Written task.
Starting with the first line of the listing, quote each line exactly until and including the one with "-0.250, -0.108, 0.025]", leaving pictures out.

Recorded information.

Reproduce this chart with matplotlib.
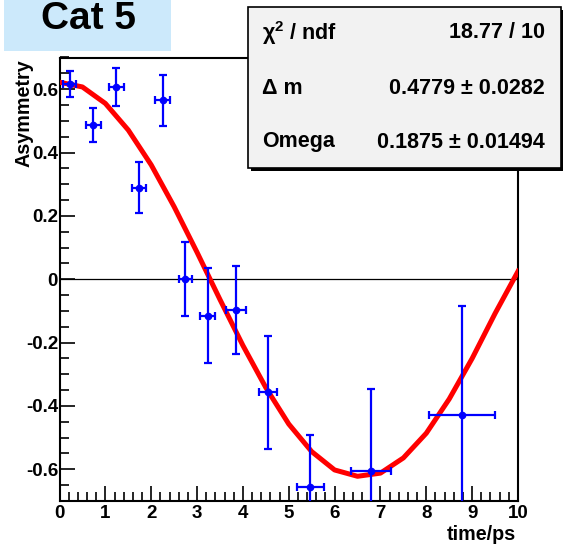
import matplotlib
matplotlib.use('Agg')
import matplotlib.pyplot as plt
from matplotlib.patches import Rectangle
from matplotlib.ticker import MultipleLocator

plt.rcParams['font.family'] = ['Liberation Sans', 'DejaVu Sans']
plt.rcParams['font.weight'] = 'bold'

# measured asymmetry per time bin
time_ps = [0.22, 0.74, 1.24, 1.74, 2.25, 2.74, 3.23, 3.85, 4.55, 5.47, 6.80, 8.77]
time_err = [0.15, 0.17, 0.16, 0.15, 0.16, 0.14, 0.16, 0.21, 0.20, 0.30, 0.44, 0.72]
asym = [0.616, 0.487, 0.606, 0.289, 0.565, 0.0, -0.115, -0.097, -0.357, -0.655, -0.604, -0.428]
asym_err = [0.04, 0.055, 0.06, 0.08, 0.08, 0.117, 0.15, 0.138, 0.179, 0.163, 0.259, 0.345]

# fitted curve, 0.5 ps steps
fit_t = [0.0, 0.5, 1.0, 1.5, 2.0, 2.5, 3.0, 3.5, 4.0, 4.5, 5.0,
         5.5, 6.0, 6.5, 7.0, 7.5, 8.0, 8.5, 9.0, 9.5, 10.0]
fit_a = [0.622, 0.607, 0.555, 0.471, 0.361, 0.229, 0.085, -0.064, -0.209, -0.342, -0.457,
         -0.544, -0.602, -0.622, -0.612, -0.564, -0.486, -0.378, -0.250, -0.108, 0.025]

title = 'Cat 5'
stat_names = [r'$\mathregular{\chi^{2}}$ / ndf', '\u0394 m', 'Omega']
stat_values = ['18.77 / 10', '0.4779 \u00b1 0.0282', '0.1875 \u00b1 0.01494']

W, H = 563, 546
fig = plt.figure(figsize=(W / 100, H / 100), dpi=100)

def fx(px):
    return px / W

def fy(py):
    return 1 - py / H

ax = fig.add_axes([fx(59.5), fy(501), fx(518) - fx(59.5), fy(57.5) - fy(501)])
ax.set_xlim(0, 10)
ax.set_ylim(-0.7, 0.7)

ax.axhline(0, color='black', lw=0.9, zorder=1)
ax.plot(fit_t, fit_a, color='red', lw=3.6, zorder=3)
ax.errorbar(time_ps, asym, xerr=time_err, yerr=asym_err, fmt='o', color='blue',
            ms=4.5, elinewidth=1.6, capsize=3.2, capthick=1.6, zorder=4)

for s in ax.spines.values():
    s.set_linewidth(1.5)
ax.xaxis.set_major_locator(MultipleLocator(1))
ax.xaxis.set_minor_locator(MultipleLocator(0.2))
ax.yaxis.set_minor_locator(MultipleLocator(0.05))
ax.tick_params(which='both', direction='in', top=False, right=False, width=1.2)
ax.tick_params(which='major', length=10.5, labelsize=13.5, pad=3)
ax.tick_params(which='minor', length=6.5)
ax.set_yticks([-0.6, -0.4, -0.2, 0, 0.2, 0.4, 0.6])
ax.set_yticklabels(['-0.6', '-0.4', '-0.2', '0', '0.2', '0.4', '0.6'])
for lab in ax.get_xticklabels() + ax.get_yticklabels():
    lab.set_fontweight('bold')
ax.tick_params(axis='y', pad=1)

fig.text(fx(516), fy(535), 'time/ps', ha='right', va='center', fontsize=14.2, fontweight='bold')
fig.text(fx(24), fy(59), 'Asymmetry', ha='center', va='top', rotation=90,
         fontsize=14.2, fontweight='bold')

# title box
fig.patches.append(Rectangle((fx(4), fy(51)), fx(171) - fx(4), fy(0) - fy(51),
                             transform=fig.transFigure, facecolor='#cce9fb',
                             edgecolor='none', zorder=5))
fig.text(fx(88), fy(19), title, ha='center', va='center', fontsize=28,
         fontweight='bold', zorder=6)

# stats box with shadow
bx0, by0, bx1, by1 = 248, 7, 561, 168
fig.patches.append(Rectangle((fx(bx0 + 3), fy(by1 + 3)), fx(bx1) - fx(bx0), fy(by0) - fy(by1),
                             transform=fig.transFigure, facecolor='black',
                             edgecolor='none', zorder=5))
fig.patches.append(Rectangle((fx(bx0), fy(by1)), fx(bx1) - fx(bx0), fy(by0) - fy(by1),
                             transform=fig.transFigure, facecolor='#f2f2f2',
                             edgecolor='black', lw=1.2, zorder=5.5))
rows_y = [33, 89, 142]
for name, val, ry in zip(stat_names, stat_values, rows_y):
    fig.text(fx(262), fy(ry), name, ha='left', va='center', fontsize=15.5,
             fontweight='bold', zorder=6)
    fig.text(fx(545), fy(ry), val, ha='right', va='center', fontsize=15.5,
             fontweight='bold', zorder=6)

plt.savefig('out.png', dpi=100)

Task result.
Reproduce this chart with matplotlib.
import matplotlib
matplotlib.use('Agg')
import matplotlib.pyplot as plt
from matplotlib.patches import Rectangle
from matplotlib.ticker import MultipleLocator

plt.rcParams['font.family'] = ['Liberation Sans', 'DejaVu Sans']
plt.rcParams['font.weight'] = 'bold'

# measured asymmetry per time bin
time_ps = [0.22, 0.74, 1.24, 1.74, 2.25, 2.74, 3.23, 3.85, 4.55, 5.47, 6.80, 8.77]
time_err = [0.15, 0.17, 0.16, 0.15, 0.16, 0.14, 0.16, 0.21, 0.20, 0.30, 0.44, 0.72]
asym = [0.616, 0.487, 0.606, 0.289, 0.565, 0.0, -0.115, -0.097, -0.357, -0.655, -0.604, -0.428]
asym_err = [0.04, 0.055, 0.06, 0.08, 0.08, 0.117, 0.15, 0.138, 0.179, 0.163, 0.259, 0.345]

# fitted curve, 0.5 ps steps
fit_t = [0.0, 0.5, 1.0, 1.5, 2.0, 2.5, 3.0, 3.5, 4.0, 4.5, 5.0,
         5.5, 6.0, 6.5, 7.0, 7.5, 8.0, 8.5, 9.0, 9.5, 10.0]
fit_a = [0.622, 0.607, 0.555, 0.471, 0.361, 0.229, 0.085, -0.064, -0.209, -0.342, -0.457,
         -0.544, -0.602, -0.622, -0.612, -0.564, -0.486, -0.378, -0.250, -0.108, 0.025]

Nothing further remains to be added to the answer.